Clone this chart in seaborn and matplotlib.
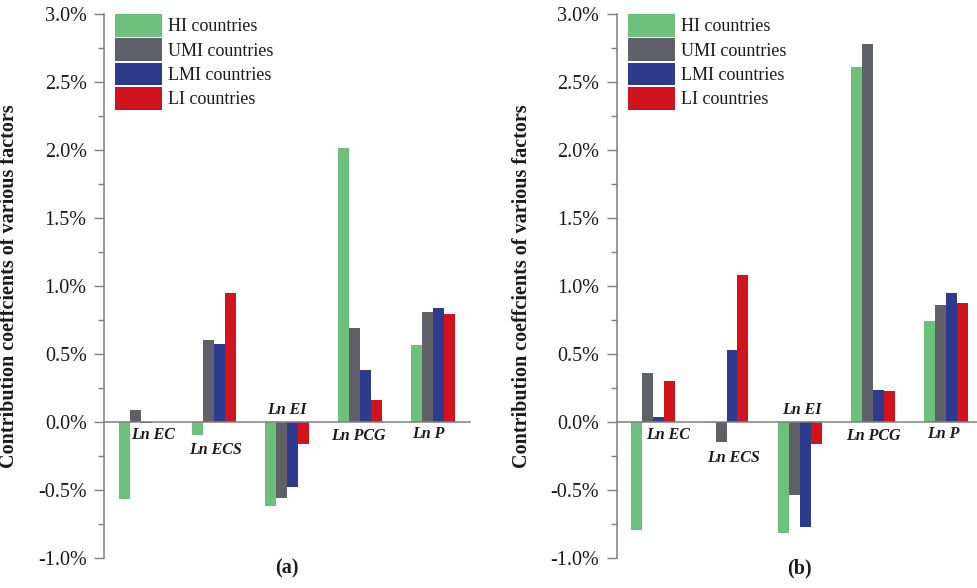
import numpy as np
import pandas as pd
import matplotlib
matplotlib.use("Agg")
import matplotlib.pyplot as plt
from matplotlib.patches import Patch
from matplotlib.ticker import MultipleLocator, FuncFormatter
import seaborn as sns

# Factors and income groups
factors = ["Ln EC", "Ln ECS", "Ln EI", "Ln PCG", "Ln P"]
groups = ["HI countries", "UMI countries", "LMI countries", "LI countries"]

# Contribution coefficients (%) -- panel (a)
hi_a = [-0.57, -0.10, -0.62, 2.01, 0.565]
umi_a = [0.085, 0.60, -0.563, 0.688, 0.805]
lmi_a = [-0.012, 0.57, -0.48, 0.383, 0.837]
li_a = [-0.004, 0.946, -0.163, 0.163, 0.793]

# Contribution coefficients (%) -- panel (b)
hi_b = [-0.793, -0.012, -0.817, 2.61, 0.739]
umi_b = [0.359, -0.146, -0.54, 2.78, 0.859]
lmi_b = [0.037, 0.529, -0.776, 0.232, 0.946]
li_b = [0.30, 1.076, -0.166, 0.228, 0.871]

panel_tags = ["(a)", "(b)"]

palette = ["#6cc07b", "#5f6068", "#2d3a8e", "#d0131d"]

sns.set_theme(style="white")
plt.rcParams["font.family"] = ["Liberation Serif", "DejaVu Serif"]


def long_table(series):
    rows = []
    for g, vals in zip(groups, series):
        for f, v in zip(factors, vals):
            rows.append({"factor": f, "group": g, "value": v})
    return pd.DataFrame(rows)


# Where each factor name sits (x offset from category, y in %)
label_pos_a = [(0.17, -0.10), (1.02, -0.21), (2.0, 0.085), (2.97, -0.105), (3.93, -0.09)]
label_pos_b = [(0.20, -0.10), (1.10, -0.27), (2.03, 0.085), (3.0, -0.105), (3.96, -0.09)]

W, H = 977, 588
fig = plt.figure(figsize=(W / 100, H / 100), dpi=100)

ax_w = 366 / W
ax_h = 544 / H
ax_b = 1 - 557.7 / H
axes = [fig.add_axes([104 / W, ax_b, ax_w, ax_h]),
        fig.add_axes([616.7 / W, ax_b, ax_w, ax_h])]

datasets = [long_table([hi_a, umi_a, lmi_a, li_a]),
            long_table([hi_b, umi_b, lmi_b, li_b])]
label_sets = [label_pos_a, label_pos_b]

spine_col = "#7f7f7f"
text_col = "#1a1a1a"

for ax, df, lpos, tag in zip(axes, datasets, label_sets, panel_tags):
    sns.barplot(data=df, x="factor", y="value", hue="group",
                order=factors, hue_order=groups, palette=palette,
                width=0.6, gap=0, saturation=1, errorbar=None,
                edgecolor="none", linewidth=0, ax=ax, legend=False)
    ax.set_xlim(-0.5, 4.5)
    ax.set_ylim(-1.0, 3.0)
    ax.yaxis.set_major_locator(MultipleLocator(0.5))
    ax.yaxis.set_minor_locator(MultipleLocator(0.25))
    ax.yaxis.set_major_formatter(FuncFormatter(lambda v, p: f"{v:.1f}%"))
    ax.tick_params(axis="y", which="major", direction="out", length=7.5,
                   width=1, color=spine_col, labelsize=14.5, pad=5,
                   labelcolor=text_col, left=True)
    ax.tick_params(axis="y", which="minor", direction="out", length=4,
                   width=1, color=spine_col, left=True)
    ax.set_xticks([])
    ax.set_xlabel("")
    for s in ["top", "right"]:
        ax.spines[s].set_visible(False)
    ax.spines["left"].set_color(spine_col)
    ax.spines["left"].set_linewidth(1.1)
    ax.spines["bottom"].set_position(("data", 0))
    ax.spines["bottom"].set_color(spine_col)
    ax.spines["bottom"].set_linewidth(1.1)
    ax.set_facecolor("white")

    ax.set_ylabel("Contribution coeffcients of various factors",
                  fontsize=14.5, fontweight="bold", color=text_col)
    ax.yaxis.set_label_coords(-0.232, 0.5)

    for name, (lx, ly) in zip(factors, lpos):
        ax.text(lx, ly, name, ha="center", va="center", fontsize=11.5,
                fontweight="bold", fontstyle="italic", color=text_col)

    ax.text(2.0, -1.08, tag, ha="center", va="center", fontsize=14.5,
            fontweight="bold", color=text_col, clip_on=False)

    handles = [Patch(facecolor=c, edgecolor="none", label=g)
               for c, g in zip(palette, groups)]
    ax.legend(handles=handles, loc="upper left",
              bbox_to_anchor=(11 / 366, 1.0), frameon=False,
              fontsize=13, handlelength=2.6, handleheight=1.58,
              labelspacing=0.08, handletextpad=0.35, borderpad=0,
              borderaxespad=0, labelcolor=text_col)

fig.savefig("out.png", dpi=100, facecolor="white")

_ _ _

▶ _What this task involves_
From the listing above, collect every line that mentions the word "matplotlib".

▶ _Final answer_
Clone this chart in seaborn and matplotlib.
import matplotlib
matplotlib.use("Agg")
import matplotlib.pyplot as plt
from matplotlib.patches import Patch
from matplotlib.ticker import MultipleLocator, FuncFormatter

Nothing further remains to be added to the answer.